**OBJECTIVE**
Leave out the pictures, and retype only the lines from the beginning of the material through the line that contains "const highTicks = [20, 40, 60, 80, 100];", including both.

**DATA**
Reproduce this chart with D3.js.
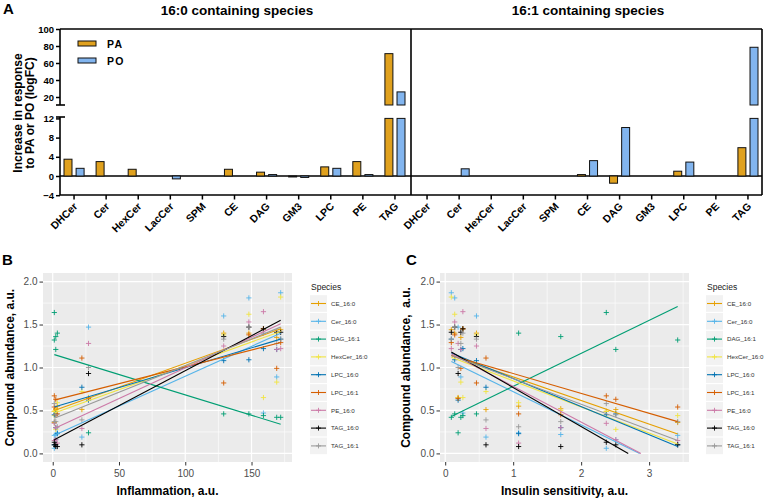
<!DOCTYPE html>
<html><head><meta charset="utf-8">
<script src="https://cdn.jsdelivr.net/npm/d3@7"></script>
<style>
body{margin:0;background:#fff;}
svg{display:block;font-family:"Liberation Sans",Arial,Helvetica,sans-serif;}
</style></head><body>
<svg id="chart" width="766" height="499"></svg>
<script>
// ---------------- Panel A data ----------------
const lipidClasses = ["DHCer","Cer","HexCer","LacCer","SPM","CE","DAG","GM3","LPC","PE","TAG"];
const groupTitles = ["16:0 containing species","16:1 containing species"];
const treatments = ["PA","PO"];
const pa160 = [3.5, 3.0, 1.4, 0, 0, 1.4, 0.8, -0.2, 1.9, 3.0, 71];
const po160 = [1.6, 0, 0, -0.6, 0, 0, 0.3, -0.3, 1.6, 0.3, 26];
const pa161 = [0, 0, 0, 0, 0, 0.3, -1.5, 0, 1.0, 0, 5.9];
const po161 = [0, 1.5, 0, 0, 0, 3.2, 10.1, 0, 2.9, 0, 78.5];
const lowTicks = [-4, 0, 4, 8, 12];
const highTicks = [20, 40, 60, 80, 100];

// ---------------- Panels B & C data ----------------
const species = ["CE_16:0","Cer_16:0","DAG_16:1","HexCer_16:0","LPC_16:0","LPC_16:1","PE_16:0","TAG_16:0","TAG_16:1"];
const speciesColors = ["#E69F00","#56B4E9","#009E73","#F0E442","#0072B2","#D55E00","#CC79A7","#000000","#999999"];
// one value per sample (12 samples)
const inflammation       = [1.2, 3.5, 2.3, 1.2, 2.3, 22, 27, 129, 148, 159, 169, 172];
const insulinSensitivity = [2.37, 1.08, 1.70, 3.42, 2.51, 0.60, 0.19, 0.46, 0.14, 0.26, 0.23, 0.09];
const ce160     = [0.49, 0.55, 0.52, 0.36, 0.51, 0.51, 0.65, 1.40, 1.40, 1.45, 1.35, 1.44];
const cer160    = [0.06, 0.24, 0.22, 0.21, 0.16, 0.19, 1.47, 1.60, 1.81, 0.47, 0.89, 1.87];
const dag161    = [1.64, 1.40, 1.36, 1.32, 1.21, null, 0.24, 0.46, 0.46, 0.44, 0.42, 0.42];
const hexcer160 = [0.49, 0.59, 0.50, 0.44, 0.28, 0.72, 0.65, 1.38, 1.62, 0.65, 0.83, 1.82];
const lpc160    = [0.45, 0.23, 0.30, 0.10, 0.46, 0.77, 0.62, 1.08, 1.09, 1.22, 1.21, 1.33];
const lpc161    = [0.67, 0.46, 0.45, 0.54, 0.63, 1.11, 0.64, 0.82, 1.38, 1.45, 0.99, 1.29];
const pe160     = [0.35, 0.12, 0.30, 0.15, 0.16, 0.29, 1.28, 1.25, 1.53, 1.65, 1.21, 1.22];
const tag160    = [0.13, 0.08, 0.08, 0.10, 0.10, 0.10, 0.93, 1.36, 1.47, 1.45, 1.41, 1.41];
const tag161    = [0.58, 0.31, 0.37, 0.37, 0.45, 0.39, 1.00, 1.33, 1.47, 1.40, 1.28, 1.33];
// fitted linear trend: value at min x and at max x of each panel
const fitInflammation = [[0.50,1.45],[0.21,1.40],[1.15,0.34],[0.47,1.42],[0.54,1.33],[0.62,1.29],[0.29,1.51],[0.16,1.55],[0.41,1.47]];
const fitInsulin      = [[1.14,0.225],[1.07,-0.216],[0.43,1.71],[1.12,0.11],[1.17,0.08],[1.14,0.37],[1.16,-0.225],[1.18,-0.33],[1.14,0.15]];
const abundanceTicks = [0, 0.5, 1.0, 1.5, 2.0];
const abundanceMinor = [0.25, 0.75, 1.25, 1.75];
const inflTicks = [0, 50, 100, 150];
const inflMinor = [25, 75, 125, 175];
const insTicks = [0, 1, 2, 3];
const insMinor = [0.5, 1.5, 2.5, 3.5];

const abundance = [ce160, cer160, dag161, hexcer160, lpc160, lpc161, pe160, tag160, tag161];

const svg = d3.select("#chart");

// ================= PANEL A =================
const gA = svg.append("g");
const catKeys = groupTitles.flatMap((t, gi) => lipidClasses.map(c => gi + "|" + c));
const xA = d3.scaleBand().domain(catKeys).range([58, 764]);
const xSub = d3.scaleBand().domain(treatments).range([6, xA.bandwidth() - 6]).paddingInner(0.34);
const yLow = d3.scaleLinear().domain([-4, 12]).range([195.2, 118.4]);
const yHigh = d3.scaleLinear().domain([20, 100]).range([97, 29]);
const highBottom = 105, lowTop = 117;
const barColors = {PA: "#E0A11E", PO: "#82B5EF"};
const boxL = 60, boxR = 762, boxT = 29, boxB = 195;
const divX = xA("1|DHCer");

// zero line
gA.append("line").attr("x1", boxL).attr("x2", boxR).attr("y1", yLow(0)).attr("y2", yLow(0))
  .attr("stroke", "#000").attr("stroke-width", 1.4);

const barData = [];
[[pa160, po160], [pa161, po161]].forEach((pair, gi) => {
  pair.forEach((arr, ti) => arr.forEach((v, ci) => barData.push({key: gi + "|" + lipidClasses[ci], t: treatments[ti], v})));
});
barData.filter(d => d.v !== 0).forEach(d => {
  const x0 = xA(d.key) + xSub(d.t), w = xSub.bandwidth();
  const vLow = Math.max(-4, Math.min(12, d.v));
  const ya = yLow(0), yb = yLow(vLow);
  gA.append("rect").attr("x", x0).attr("y", Math.min(ya, yb)).attr("width", w)
    .attr("height", Math.max(Math.abs(ya - yb), 0.6))
    .attr("fill", barColors[d.t]).attr("stroke", "#111").attr("stroke-width", 1);
  if (d.v > 12) {
    const yt = yHigh(d.v);
    gA.append("rect").attr("x", x0).attr("y", yt).attr("width", w).attr("height", highBottom - yt)
      .attr("fill", barColors[d.t]).attr("stroke", "#111").attr("stroke-width", 1);
  }
});

// frame
const frame = [[boxL, boxT, boxR, boxT], [boxR, boxT, boxR, boxB], [boxL, boxB, boxR, boxB], [divX, boxT, divX, boxB],
  [boxL, boxT, boxL, highBottom], [boxL, lowTop, boxL, boxB], [56, highBottom, 65, highBottom], [56, lowTop, 65, lowTop]];
frame.forEach(f => gA.append("line").attr("x1", f[0]).attr("y1", f[1]).attr("x2", f[2]).attr("y2", f[3])
  .attr("stroke", "#000").attr("stroke-width", 1.6));

// y axes (broken)
const axLow = gA.append("g").attr("transform", `translate(${boxL},0)`)
  .call(d3.axisLeft(yLow).tickValues(lowTicks).tickSize(4).tickPadding(2).tickSizeOuter(0));
const axHigh = gA.append("g").attr("transform", `translate(${boxL},0)`)
  .call(d3.axisLeft(yHigh).tickValues(highTicks).tickSize(4).tickPadding(2).tickSizeOuter(0));
[axLow, axHigh].forEach(a => {
  a.select(".domain").remove();
  a.selectAll(".tick line").attr("stroke", "#000").attr("stroke-width", 1.5);
  a.selectAll(".tick text").attr("font-size", 9.5).attr("font-weight", "bold").attr("fill", "#000")
    .attr("font-family", '"Liberation Sans",Arial,sans-serif');
});

// x axis ticks + labels
catKeys.forEach(k => {
  const cx = xA(k) + xA.bandwidth() / 2;
  gA.append("line").attr("x1", cx).attr("x2", cx).attr("y1", boxB).attr("y2", boxB + 4.5)
    .attr("stroke", "#000").attr("stroke-width", 1.5);
  gA.append("text").attr("transform", `translate(${cx + 4},${boxB + 12}) rotate(-45)`)
    .attr("text-anchor", "end").attr("font-size", 10.5).attr("font-weight", "bold").text(k.split("|")[1]);
});

// titles
gA.append("text").attr("x", 3).attr("y", 14).attr("font-size", 15).attr("font-weight", "bold").text("A");
groupTitles.forEach((t, gi) => {
  const cx = gi === 0 ? 237 : 588;
  gA.append("text").attr("x", cx).attr("y", 15).attr("text-anchor", "middle")
    .attr("font-size", 13.5).attr("font-weight", "bold").text(t);
});
gA.append("text").attr("transform", "translate(21.5,113) rotate(-90)").attr("text-anchor", "middle")
  .attr("font-size", 12).attr("font-weight", "bold").text("Increase in response");
gA.append("text").attr("transform", "translate(33.5,113) rotate(-90)").attr("text-anchor", "middle")
  .attr("font-size", 12).attr("font-weight", "bold").text("to PA or PO (logFC)");

// legend A
treatments.forEach((t, i) => {
  const yy = 41 + i * 17;
  gA.append("rect").attr("x", 78).attr("y", yy).attr("width", 18).attr("height", 5)
    .attr("fill", barColors[t]).attr("stroke", "#111").attr("stroke-width", 1);
  gA.append("text").attr("x", 107).attr("y", yy + 6.5).attr("font-size", 10.5).attr("font-weight", "bold")
    .attr("letter-spacing", 1.2).text(t);
});

// ================= PANELS B & C =================
function scatterPanel(cfg) {
  const g = svg.append("g");
  const [xa, xb] = d3.extent(cfg.xVals);
  const pad = (xb - xa) * 0.05;
  const x = d3.scaleLinear().domain([xa - pad, xb + pad]).range([cfg.px0, cfg.px1]);
  const y = d3.scaleLinear().domain([-0.1, 2.1]).range([cfg.py1, cfg.py0]);
  g.append("rect").attr("x", cfg.px0).attr("y", cfg.py0).attr("width", cfg.px1 - cfg.px0)
    .attr("height", cfg.py1 - cfg.py0).attr("fill", "#EBEBEB");
  const grid = (vals, isX, w) => vals.forEach(v => {
    if (isX) g.append("line").attr("x1", x(v)).attr("x2", x(v)).attr("y1", cfg.py0).attr("y2", cfg.py1)
      .attr("stroke", "#fff").attr("stroke-width", w);
    else g.append("line").attr("y1", y(v)).attr("y2", y(v)).attr("x1", cfg.px0).attr("x2", cfg.px1)
      .attr("stroke", "#fff").attr("stroke-width", w);
  });
  grid(cfg.xMinor.filter(v => x(v) <= cfg.px1), true, 0.6);
  grid(abundanceMinor, false, 0.6);
  grid(cfg.xTicks, true, 1.2);
  grid(abundanceTicks, false, 1.2);

  // points
  species.forEach((s, si) => {
    cfg.xVals.forEach((xv, k) => {
      const v = abundance[si][k];
      if (v == null) return;
      const px = x(xv), py = y(v);
      g.append("path").attr("d", `M${px - 2.6},${py}h5.2M${px},${py - 2.6}v5.2`)
        .attr("stroke", speciesColors[si]).attr("stroke-width", 0.9).attr("fill", "none");
    });
  });
  // fit lines
  cfg.fits.forEach(([ya, yb], si) => {
    let x2 = xb, y2 = yb;
    if (yb < 0) { x2 = xa + (xb - xa) * ya / (ya - yb); y2 = 0; }
    g.append("line").attr("x1", x(xa)).attr("y1", y(ya)).attr("x2", x(x2)).attr("y2", y(y2))
      .attr("stroke", speciesColors[si]).attr("stroke-width", 1.1);
  });

  // axes
  const ax = g.append("g").attr("transform", `translate(0,${cfg.py1})`)
    .call(d3.axisBottom(x).tickValues(cfg.xTicks).tickSize(3.5).tickPadding(4).tickFormat(d3.format("d")));
  const ay = g.append("g").attr("transform", `translate(${cfg.px0},0)`)
    .call(d3.axisLeft(y).tickValues(abundanceTicks).tickSize(3.5).tickPadding(2).tickFormat(d3.format(".1f")));
  [ax, ay].forEach(a => {
    a.select(".domain").remove();
    a.selectAll(".tick line").attr("stroke", "#333").attr("stroke-width", 1);
    a.selectAll(".tick text").attr("font-size", 10).attr("fill", "#4D4D4D")
      .attr("font-family", '"Liberation Sans",Arial,sans-serif');
  });
  g.append("text").attr("x", (cfg.px0 + cfg.px1) / 2).attr("y", 495).attr("text-anchor", "middle")
    .attr("font-size", 12).attr("font-weight", "bold").text(cfg.xTitle);
  g.append("text").attr("transform", `translate(${cfg.yTitleX},${(cfg.py0 + cfg.py1) / 2}) rotate(-90)`)
    .attr("text-anchor", "middle").attr("font-size", 12).attr("font-weight", "bold")
    .style("white-space", "pre").text(cfg.yTitle);
  g.append("text").attr("x", cfg.labelX).attr("y", 265).attr("font-size", 15).attr("font-weight", "bold").text(cfg.label);

  // legend
  const lx = cfg.legendX;
  g.append("text").attr("x", lx).attr("y", 289.5).attr("font-size", 8.5).attr("fill", "#222").text("Species");
  species.forEach((s, i) => {
    const cy = 303.5 + 17.8 * i;
    g.append("rect").attr("x", lx - 1).attr("y", cy - 8.3).attr("width", 17).attr("height", 16.6).attr("fill", "#F2F2F2");
    g.append("line").attr("x1", lx).attr("x2", lx + 15).attr("y1", cy).attr("y2", cy)
      .attr("stroke", speciesColors[i]).attr("stroke-width", 1.1);
    g.append("path").attr("d", `M${lx + 5},${cy}h5M${lx + 7.5},${cy - 2.5}v5`)
      .attr("stroke", speciesColors[i]).attr("stroke-width", 0.9);
    g.append("text").attr("x", lx + 20).attr("y", cy + 2.2).attr("font-size", 6.2).attr("fill", "#333").text(s);
  });
}

scatterPanel({px0: 43, px1: 292, py0: 273, py1: 462, xVals: inflammation, fits: fitInflammation,
  xTicks: inflTicks, xMinor: inflMinor, xTitle: "Inflammation, a.u.", yTitle: "Compound abundance, a.u.",
  yTitleX: 13.5, label: "B", labelX: 2, legendX: 311});
scatterPanel({px0: 440, px1: 689, py0: 273, py1: 462, xVals: insulinSensitivity, fits: fitInsulin,
  xTicks: insTicks, xMinor: insMinor, xTitle: "Insulin sensitivity, a.u.", yTitle: "Compound abundance,  a.u.",
  yTitleX: 409.5, label: "C", labelX: 406, legendX: 707});
</script>
</body></html>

**EXERCISE SOLUTION**
Reproduce this chart with D3.js.
<!DOCTYPE html>
<html><head><meta charset="utf-8">
<script src="https://cdn.jsdelivr.net/npm/d3@7"></script>
<style>
body{margin:0;background:#fff;}
svg{display:block;font-family:"Liberation Sans",Arial,Helvetica,sans-serif;}
</style></head><body>
<svg id="chart" width="766" height="499"></svg>
<script>
// ---------------- Panel A data ----------------
const lipidClasses = ["DHCer","Cer","HexCer","LacCer","SPM","CE","DAG","GM3","LPC","PE","TAG"];
const groupTitles = ["16:0 containing species","16:1 containing species"];
const treatments = ["PA","PO"];
const pa160 = [3.5, 3.0, 1.4, 0, 0, 1.4, 0.8, -0.2, 1.9, 3.0, 71];
const po160 = [1.6, 0, 0, -0.6, 0, 0, 0.3, -0.3, 1.6, 0.3, 26];
const pa161 = [0, 0, 0, 0, 0, 0.3, -1.5, 0, 1.0, 0, 5.9];
const po161 = [0, 1.5, 0, 0, 0, 3.2, 10.1, 0, 2.9, 0, 78.5];
const lowTicks = [-4, 0, 4, 8, 12];
const highTicks = [20, 40, 60, 80, 100];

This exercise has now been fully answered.